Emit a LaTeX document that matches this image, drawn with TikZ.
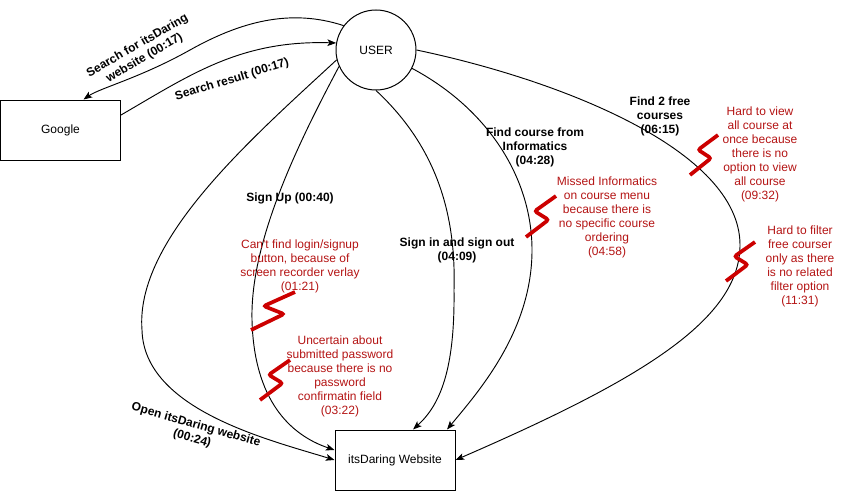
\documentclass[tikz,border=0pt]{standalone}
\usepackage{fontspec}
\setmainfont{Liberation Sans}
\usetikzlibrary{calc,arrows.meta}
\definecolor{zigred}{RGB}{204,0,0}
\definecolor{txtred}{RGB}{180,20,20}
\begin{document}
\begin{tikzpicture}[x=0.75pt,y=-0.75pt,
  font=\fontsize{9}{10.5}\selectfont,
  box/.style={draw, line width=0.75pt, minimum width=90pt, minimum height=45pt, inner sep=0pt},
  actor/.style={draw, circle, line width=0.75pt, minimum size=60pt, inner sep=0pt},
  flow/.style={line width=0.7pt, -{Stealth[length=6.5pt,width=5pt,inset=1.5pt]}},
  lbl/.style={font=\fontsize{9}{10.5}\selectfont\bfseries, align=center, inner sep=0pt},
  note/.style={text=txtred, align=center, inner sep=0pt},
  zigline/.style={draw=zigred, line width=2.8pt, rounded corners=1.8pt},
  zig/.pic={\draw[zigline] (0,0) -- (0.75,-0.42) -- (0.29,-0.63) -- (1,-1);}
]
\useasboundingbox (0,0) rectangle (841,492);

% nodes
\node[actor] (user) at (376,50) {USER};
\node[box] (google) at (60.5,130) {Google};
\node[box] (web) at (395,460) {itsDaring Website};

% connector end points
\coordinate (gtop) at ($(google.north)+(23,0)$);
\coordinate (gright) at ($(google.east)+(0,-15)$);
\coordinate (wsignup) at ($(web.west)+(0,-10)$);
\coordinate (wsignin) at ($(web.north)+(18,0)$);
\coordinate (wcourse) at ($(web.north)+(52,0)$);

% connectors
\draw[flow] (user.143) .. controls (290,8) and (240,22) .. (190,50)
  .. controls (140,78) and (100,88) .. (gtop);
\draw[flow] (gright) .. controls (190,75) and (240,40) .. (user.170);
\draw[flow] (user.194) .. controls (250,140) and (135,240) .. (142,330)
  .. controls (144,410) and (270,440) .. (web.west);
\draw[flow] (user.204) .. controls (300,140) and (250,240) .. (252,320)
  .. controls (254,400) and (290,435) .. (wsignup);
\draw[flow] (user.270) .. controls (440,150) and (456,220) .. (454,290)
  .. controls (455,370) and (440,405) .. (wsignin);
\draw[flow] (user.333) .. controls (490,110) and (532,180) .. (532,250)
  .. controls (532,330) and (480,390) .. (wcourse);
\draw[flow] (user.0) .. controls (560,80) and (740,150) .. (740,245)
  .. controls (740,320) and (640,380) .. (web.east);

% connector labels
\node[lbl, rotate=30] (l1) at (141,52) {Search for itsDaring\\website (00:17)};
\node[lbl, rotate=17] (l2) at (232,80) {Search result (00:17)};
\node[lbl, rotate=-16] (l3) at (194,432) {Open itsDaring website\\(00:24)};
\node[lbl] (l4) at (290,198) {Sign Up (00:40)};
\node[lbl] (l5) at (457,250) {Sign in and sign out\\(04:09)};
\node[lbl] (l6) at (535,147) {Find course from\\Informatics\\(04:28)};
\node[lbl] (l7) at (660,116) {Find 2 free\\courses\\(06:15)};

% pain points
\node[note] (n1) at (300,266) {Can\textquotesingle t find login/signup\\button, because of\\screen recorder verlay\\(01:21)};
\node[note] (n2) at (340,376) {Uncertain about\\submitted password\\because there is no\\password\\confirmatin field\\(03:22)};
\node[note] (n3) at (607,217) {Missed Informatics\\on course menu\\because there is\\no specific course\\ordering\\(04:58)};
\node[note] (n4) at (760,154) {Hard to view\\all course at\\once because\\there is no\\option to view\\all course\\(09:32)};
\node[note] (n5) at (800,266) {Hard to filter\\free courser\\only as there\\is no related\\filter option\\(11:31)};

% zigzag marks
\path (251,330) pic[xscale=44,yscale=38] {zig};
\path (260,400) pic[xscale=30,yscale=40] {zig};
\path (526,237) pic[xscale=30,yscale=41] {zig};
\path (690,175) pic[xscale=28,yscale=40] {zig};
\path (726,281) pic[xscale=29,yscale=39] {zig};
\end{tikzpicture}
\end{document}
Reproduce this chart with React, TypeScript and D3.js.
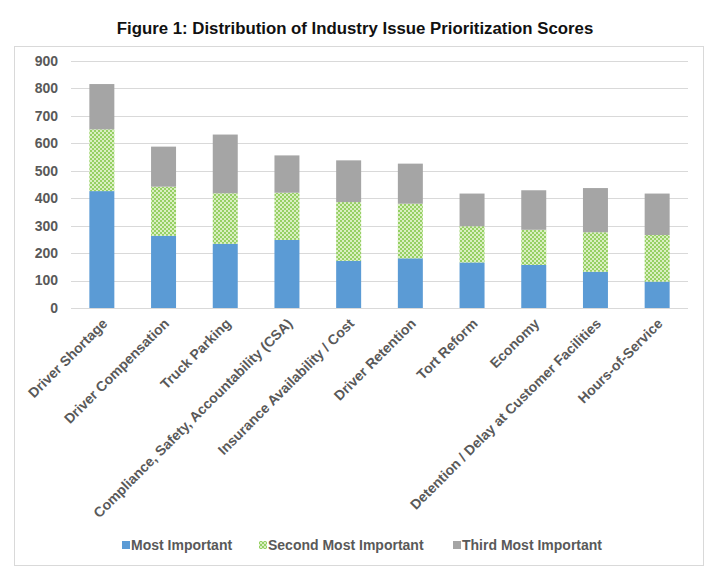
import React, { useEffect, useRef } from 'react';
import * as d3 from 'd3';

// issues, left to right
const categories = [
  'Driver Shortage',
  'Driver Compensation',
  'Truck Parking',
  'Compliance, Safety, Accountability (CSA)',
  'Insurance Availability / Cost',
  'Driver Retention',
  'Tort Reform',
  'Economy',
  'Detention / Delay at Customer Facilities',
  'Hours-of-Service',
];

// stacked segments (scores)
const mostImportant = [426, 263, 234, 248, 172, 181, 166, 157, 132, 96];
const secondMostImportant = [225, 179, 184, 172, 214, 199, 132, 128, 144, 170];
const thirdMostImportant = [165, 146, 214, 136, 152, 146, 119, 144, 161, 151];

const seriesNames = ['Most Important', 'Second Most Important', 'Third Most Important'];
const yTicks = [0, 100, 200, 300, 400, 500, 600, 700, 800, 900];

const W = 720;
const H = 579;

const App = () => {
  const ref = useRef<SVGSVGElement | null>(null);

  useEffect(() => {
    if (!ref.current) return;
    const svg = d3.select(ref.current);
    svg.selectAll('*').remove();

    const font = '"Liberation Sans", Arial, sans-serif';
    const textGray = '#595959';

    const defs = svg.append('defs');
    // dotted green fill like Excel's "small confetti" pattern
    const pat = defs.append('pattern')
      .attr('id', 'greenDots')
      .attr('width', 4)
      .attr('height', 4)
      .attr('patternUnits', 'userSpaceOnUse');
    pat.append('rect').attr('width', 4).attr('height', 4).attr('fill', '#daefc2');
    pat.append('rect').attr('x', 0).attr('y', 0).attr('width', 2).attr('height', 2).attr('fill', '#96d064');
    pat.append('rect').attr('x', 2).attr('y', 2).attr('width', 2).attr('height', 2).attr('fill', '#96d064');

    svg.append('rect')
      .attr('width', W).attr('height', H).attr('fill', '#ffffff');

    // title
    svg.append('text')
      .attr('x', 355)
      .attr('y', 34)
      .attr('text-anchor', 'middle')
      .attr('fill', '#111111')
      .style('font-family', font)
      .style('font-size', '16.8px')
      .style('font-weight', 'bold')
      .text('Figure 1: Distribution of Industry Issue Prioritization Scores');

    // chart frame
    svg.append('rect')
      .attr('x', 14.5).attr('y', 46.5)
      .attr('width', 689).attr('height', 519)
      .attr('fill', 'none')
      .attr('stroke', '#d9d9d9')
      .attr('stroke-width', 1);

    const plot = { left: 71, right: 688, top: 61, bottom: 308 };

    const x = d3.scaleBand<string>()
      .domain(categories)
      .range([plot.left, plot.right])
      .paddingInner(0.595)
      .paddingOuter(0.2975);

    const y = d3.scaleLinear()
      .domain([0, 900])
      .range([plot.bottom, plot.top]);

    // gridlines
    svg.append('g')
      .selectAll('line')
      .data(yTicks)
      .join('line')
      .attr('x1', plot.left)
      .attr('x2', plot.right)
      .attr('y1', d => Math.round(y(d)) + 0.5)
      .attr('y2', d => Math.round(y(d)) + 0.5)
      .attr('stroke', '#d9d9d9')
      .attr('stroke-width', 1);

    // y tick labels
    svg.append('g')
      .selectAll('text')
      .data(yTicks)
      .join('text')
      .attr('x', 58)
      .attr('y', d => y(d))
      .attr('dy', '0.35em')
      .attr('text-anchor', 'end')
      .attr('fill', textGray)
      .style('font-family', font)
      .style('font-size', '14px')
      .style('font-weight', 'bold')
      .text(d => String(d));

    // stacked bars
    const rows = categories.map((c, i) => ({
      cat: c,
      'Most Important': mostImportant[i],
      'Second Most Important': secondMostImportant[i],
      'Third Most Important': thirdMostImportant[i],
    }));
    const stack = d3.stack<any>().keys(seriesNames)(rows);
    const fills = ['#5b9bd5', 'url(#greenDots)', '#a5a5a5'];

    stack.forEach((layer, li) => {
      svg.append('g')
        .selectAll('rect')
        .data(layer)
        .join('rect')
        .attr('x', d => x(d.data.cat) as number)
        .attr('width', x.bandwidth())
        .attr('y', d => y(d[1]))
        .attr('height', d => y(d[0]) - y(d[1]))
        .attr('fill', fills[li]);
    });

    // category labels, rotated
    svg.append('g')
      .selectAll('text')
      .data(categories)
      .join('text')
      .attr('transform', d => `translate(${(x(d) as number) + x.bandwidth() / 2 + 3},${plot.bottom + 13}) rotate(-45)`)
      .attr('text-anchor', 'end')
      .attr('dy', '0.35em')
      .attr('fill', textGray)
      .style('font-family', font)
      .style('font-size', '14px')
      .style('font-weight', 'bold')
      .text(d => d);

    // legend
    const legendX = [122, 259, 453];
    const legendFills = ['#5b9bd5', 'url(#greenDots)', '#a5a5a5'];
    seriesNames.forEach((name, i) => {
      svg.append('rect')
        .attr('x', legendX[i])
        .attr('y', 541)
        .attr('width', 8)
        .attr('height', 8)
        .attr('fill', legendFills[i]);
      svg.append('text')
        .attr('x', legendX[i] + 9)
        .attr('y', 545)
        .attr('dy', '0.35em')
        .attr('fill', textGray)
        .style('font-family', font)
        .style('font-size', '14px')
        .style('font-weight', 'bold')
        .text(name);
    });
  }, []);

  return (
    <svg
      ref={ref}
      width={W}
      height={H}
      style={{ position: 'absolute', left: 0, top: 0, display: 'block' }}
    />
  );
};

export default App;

┄┄┄┄┄┄

» WHAT IS EXPECTED: Retype the records above word for word, from their first line through the line containing "(0,0) rectangle (841,492);", and leave out every picture.

» CORRECT OUTPUT:
Emit a LaTeX document that matches this image, drawn with TikZ.
\documentclass[tikz,border=0pt]{standalone}
\usepackage{fontspec}
\setmainfont{Liberation Sans}
\usetikzlibrary{calc,arrows.meta}
\definecolor{zigred}{RGB}{204,0,0}
\definecolor{txtred}{RGB}{180,20,20}
\begin{document}
\begin{tikzpicture}[x=0.75pt,y=-0.75pt,
  font=\fontsize{9}{10.5}\selectfont,
  box/.style={draw, line width=0.75pt, minimum width=90pt, minimum height=45pt, inner sep=0pt},
  actor/.style={draw, circle, line width=0.75pt, minimum size=60pt, inner sep=0pt},
  flow/.style={line width=0.7pt, -{Stealth[length=6.5pt,width=5pt,inset=1.5pt]}},
  lbl/.style={font=\fontsize{9}{10.5}\selectfont\bfseries, align=center, inner sep=0pt},
  note/.style={text=txtred, align=center, inner sep=0pt},
  zigline/.style={draw=zigred, line width=2.8pt, rounded corners=1.8pt},
  zig/.pic={\draw[zigline] (0,0) -- (0.75,-0.42) -- (0.29,-0.63) -- (1,-1);}
]
\useasboundingbox (0,0) rectangle (841,492);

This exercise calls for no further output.